Written instruction: Retype the opening lines of the data exactly, stopping after the line that contains "const upstreamDensity = 0.6, downstreamDensity". Skip every picture.

··· Supplied data

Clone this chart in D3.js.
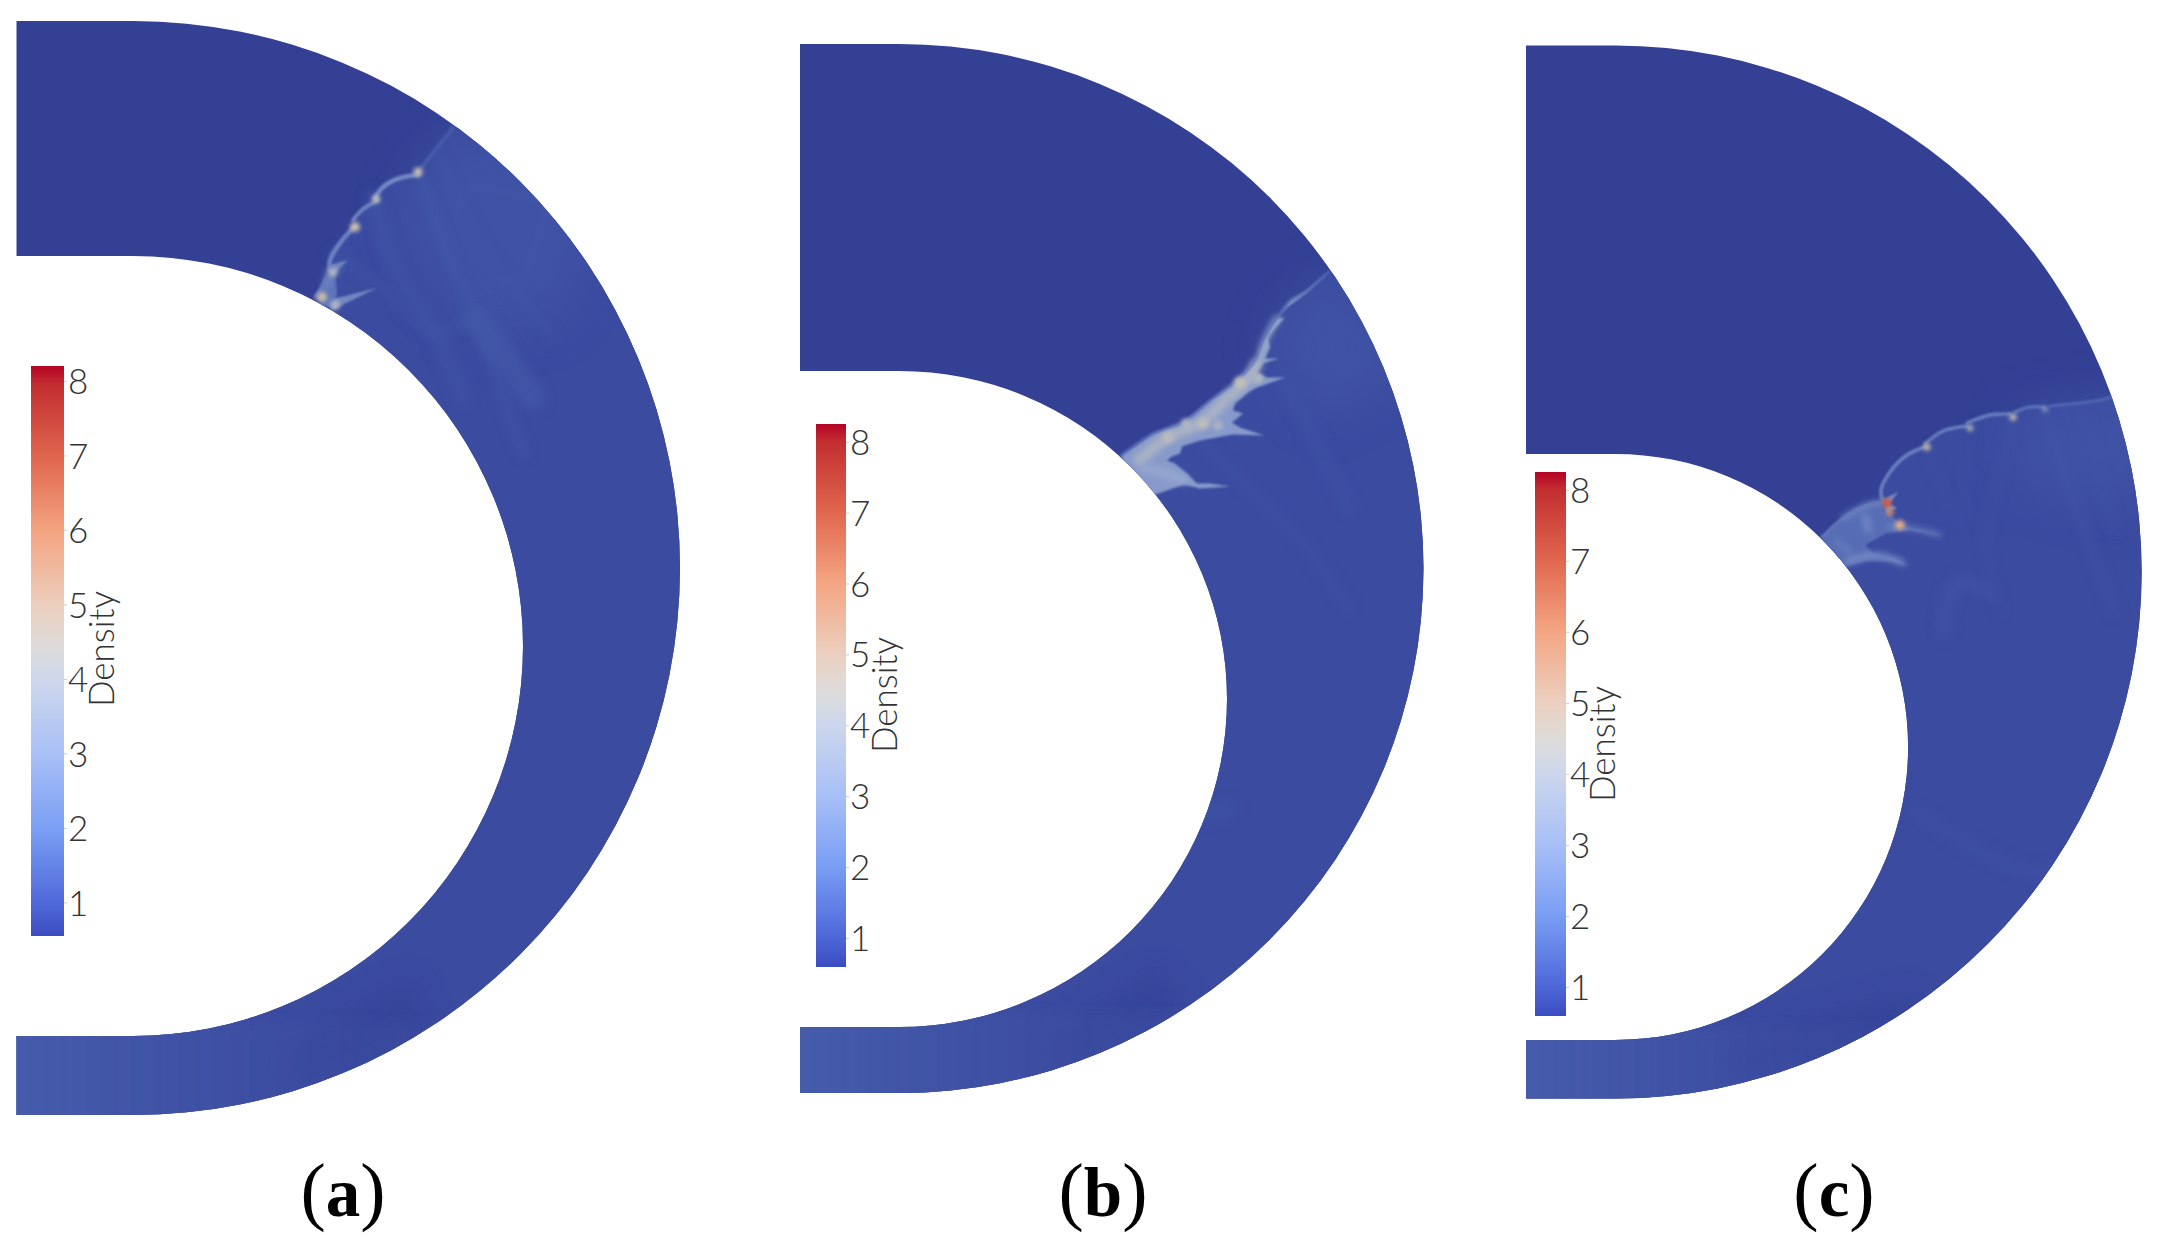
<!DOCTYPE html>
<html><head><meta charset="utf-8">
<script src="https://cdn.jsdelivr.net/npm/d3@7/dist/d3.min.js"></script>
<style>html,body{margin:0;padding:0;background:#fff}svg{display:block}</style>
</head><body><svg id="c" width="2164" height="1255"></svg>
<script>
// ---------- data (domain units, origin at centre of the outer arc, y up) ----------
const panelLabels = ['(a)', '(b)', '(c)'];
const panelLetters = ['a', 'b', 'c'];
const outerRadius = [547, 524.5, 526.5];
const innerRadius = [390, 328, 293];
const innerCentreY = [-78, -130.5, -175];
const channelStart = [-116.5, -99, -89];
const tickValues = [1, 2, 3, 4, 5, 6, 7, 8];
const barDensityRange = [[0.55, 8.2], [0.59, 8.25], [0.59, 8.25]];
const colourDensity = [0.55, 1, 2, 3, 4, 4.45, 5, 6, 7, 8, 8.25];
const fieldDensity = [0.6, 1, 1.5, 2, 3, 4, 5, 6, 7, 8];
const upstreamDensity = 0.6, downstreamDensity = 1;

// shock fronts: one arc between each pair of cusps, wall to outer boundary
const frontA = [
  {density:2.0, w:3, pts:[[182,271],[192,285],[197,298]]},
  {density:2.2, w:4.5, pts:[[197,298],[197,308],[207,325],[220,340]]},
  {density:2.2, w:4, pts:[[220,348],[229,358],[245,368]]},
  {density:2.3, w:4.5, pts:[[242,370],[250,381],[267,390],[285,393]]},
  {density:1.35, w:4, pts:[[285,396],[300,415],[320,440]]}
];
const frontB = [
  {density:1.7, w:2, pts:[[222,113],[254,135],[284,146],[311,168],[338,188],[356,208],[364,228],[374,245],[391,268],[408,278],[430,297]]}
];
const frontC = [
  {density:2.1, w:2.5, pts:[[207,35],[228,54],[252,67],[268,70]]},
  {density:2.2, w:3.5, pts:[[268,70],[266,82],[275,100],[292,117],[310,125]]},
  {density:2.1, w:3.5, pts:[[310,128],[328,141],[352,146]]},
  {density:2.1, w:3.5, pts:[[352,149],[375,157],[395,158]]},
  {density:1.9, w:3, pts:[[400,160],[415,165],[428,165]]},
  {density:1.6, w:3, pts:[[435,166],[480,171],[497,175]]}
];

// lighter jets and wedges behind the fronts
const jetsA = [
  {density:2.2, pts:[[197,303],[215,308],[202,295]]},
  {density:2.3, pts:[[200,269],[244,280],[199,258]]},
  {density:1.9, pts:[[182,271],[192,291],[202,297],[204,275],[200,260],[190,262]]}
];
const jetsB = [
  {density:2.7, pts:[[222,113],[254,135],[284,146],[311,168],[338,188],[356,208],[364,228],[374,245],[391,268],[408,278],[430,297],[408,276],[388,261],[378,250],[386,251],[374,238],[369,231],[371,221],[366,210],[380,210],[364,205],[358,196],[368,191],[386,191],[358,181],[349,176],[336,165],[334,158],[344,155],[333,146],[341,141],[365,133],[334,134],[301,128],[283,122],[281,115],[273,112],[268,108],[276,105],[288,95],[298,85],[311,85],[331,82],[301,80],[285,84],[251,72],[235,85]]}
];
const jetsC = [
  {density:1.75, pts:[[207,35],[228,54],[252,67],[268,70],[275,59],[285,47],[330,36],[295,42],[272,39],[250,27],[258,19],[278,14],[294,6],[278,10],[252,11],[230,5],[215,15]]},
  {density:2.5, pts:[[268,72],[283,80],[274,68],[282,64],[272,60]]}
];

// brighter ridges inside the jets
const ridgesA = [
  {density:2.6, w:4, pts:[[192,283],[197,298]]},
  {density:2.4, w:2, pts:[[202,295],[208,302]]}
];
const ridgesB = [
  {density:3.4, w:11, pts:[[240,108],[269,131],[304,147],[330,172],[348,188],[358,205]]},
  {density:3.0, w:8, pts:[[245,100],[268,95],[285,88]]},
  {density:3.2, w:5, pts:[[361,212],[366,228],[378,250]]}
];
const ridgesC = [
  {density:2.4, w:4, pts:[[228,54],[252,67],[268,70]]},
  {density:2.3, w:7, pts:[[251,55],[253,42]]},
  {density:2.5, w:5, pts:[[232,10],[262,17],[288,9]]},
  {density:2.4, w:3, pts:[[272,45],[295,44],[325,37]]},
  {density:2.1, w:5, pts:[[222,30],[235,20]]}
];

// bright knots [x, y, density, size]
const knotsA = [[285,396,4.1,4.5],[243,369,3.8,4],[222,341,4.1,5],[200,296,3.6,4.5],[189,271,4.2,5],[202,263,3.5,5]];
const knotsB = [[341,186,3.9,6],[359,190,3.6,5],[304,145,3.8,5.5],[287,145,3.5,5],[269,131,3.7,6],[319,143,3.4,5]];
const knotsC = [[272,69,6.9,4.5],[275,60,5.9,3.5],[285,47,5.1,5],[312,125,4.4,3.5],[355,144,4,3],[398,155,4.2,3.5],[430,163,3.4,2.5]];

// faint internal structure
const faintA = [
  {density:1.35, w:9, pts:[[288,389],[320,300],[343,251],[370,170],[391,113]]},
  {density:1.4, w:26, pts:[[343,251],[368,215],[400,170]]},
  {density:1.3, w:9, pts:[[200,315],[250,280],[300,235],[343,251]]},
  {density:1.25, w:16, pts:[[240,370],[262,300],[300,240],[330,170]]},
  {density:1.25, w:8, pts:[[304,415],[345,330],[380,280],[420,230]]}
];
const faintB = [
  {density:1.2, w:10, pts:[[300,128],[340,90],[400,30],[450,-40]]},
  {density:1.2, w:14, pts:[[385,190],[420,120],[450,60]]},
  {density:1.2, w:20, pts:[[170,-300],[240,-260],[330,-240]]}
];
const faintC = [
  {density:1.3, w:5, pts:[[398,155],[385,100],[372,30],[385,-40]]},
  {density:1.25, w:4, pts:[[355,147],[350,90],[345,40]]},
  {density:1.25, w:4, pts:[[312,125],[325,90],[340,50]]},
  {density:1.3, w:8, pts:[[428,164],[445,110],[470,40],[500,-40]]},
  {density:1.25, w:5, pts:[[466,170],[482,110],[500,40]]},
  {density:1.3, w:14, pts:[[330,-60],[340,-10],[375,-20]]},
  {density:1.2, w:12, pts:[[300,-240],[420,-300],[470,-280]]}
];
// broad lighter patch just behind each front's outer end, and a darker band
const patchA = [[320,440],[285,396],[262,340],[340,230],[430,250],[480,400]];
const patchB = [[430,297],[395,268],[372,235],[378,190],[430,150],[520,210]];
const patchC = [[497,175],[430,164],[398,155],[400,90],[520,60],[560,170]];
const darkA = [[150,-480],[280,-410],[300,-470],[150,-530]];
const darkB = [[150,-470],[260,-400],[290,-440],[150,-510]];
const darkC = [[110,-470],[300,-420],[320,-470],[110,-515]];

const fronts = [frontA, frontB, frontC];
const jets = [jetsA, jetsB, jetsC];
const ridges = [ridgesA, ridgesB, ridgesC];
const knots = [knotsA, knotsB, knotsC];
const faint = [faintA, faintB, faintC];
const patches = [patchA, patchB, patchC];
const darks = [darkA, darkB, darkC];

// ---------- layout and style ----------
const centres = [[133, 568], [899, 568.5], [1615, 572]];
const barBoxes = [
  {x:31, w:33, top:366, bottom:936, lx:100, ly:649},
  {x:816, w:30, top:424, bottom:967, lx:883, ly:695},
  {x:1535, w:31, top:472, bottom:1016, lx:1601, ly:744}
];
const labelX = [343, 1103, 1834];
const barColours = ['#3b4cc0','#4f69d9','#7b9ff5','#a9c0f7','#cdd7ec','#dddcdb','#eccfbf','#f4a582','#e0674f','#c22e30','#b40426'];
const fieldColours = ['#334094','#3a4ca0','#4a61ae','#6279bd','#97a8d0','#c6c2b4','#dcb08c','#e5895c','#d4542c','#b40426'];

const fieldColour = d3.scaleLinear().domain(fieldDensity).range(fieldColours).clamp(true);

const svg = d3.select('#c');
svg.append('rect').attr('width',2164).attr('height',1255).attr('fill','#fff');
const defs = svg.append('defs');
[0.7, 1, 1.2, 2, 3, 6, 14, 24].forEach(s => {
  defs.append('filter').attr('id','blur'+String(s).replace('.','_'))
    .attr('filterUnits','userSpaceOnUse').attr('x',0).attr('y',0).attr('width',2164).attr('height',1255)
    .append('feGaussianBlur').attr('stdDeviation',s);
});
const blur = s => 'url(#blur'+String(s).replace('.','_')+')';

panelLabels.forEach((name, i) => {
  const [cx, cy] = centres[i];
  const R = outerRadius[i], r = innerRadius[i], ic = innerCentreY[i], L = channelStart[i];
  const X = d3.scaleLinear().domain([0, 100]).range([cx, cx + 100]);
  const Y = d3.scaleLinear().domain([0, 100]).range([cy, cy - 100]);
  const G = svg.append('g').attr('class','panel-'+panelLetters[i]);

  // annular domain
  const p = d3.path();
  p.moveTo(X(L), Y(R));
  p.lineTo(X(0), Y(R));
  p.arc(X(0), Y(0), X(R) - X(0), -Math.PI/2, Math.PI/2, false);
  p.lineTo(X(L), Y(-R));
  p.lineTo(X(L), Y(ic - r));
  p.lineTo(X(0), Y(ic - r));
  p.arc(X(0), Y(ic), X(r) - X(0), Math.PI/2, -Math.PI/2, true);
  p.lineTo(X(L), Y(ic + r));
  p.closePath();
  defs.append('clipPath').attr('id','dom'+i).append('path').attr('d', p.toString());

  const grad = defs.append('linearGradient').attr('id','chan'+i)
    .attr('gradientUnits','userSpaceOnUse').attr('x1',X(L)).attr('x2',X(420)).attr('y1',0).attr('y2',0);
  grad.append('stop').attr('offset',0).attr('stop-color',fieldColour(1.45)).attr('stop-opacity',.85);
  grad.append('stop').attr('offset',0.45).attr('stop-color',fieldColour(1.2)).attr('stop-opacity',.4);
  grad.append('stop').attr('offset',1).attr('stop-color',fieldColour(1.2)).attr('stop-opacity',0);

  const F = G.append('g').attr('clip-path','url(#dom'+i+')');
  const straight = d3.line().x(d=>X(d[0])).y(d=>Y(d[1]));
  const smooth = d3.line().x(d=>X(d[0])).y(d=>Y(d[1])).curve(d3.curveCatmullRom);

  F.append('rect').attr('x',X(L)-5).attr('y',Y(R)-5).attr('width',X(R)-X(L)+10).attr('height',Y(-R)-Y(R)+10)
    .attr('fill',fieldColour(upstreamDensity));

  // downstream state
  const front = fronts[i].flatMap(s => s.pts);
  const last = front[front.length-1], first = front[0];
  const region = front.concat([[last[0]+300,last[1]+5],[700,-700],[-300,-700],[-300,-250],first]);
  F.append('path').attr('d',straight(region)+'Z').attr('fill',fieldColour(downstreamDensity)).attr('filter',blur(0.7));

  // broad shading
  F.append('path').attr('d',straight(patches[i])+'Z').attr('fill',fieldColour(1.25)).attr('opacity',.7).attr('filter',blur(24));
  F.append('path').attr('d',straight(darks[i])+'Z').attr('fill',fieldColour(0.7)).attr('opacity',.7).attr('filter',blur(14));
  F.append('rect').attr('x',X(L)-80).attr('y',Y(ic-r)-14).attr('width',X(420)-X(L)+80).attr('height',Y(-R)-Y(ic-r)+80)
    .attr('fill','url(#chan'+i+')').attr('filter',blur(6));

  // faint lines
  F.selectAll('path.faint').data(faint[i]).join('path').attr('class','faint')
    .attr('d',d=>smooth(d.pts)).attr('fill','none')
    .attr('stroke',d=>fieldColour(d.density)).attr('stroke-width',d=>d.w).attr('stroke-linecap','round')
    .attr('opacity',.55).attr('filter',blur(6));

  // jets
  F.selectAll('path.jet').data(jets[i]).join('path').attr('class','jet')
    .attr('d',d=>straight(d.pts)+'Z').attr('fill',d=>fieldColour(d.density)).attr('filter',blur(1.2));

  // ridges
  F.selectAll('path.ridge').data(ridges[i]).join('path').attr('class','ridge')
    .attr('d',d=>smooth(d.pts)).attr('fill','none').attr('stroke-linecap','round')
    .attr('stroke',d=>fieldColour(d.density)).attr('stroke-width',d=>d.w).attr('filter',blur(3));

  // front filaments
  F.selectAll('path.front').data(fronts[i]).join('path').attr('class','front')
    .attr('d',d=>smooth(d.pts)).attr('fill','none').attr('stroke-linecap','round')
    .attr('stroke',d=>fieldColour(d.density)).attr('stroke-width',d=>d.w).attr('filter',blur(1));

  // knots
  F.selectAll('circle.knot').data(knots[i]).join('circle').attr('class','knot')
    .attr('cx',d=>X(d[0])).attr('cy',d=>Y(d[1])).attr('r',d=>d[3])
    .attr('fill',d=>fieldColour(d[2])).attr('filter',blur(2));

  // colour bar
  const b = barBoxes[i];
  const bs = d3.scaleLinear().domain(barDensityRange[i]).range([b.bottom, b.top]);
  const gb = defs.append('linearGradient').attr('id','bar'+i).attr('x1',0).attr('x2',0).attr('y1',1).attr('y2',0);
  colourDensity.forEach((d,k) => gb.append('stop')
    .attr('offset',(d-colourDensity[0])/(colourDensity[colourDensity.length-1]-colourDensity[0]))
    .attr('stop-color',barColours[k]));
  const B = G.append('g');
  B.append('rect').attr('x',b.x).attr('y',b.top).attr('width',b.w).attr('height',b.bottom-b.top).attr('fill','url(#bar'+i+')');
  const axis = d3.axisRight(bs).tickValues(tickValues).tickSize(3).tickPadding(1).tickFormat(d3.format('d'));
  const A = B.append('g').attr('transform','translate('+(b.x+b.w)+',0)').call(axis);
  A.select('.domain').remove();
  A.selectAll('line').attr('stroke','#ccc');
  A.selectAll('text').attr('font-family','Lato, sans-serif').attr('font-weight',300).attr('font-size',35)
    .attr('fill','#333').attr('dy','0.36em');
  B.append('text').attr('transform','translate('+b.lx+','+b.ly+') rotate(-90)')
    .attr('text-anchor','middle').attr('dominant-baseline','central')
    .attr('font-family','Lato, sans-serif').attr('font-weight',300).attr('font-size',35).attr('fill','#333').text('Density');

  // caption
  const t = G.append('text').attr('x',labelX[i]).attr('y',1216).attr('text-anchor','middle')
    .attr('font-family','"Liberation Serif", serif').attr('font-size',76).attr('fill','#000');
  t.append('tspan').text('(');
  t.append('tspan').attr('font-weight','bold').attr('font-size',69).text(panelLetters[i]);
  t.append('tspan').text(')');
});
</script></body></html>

······

Exercise answer:
Clone this chart in D3.js.
<!DOCTYPE html>
<html><head><meta charset="utf-8">
<script src="https://cdn.jsdelivr.net/npm/d3@7/dist/d3.min.js"></script>
<style>html,body{margin:0;padding:0;background:#fff}svg{display:block}</style>
</head><body><svg id="c" width="2164" height="1255"></svg>
<script>
// ---------- data (domain units, origin at centre of the outer arc, y up) ----------
const panelLabels = ['(a)', '(b)', '(c)'];
const panelLetters = ['a', 'b', 'c'];
const outerRadius = [547, 524.5, 526.5];
const innerRadius = [390, 328, 293];
const innerCentreY = [-78, -130.5, -175];
const channelStart = [-116.5, -99, -89];
const tickValues = [1, 2, 3, 4, 5, 6, 7, 8];
const barDensityRange = [[0.55, 8.2], [0.59, 8.25], [0.59, 8.25]];
const colourDensity = [0.55, 1, 2, 3, 4, 4.45, 5, 6, 7, 8, 8.25];
const fieldDensity = [0.6, 1, 1.5, 2, 3, 4, 5, 6, 7, 8];
const upstreamDensity = 0.6, downstreamDensity = 1;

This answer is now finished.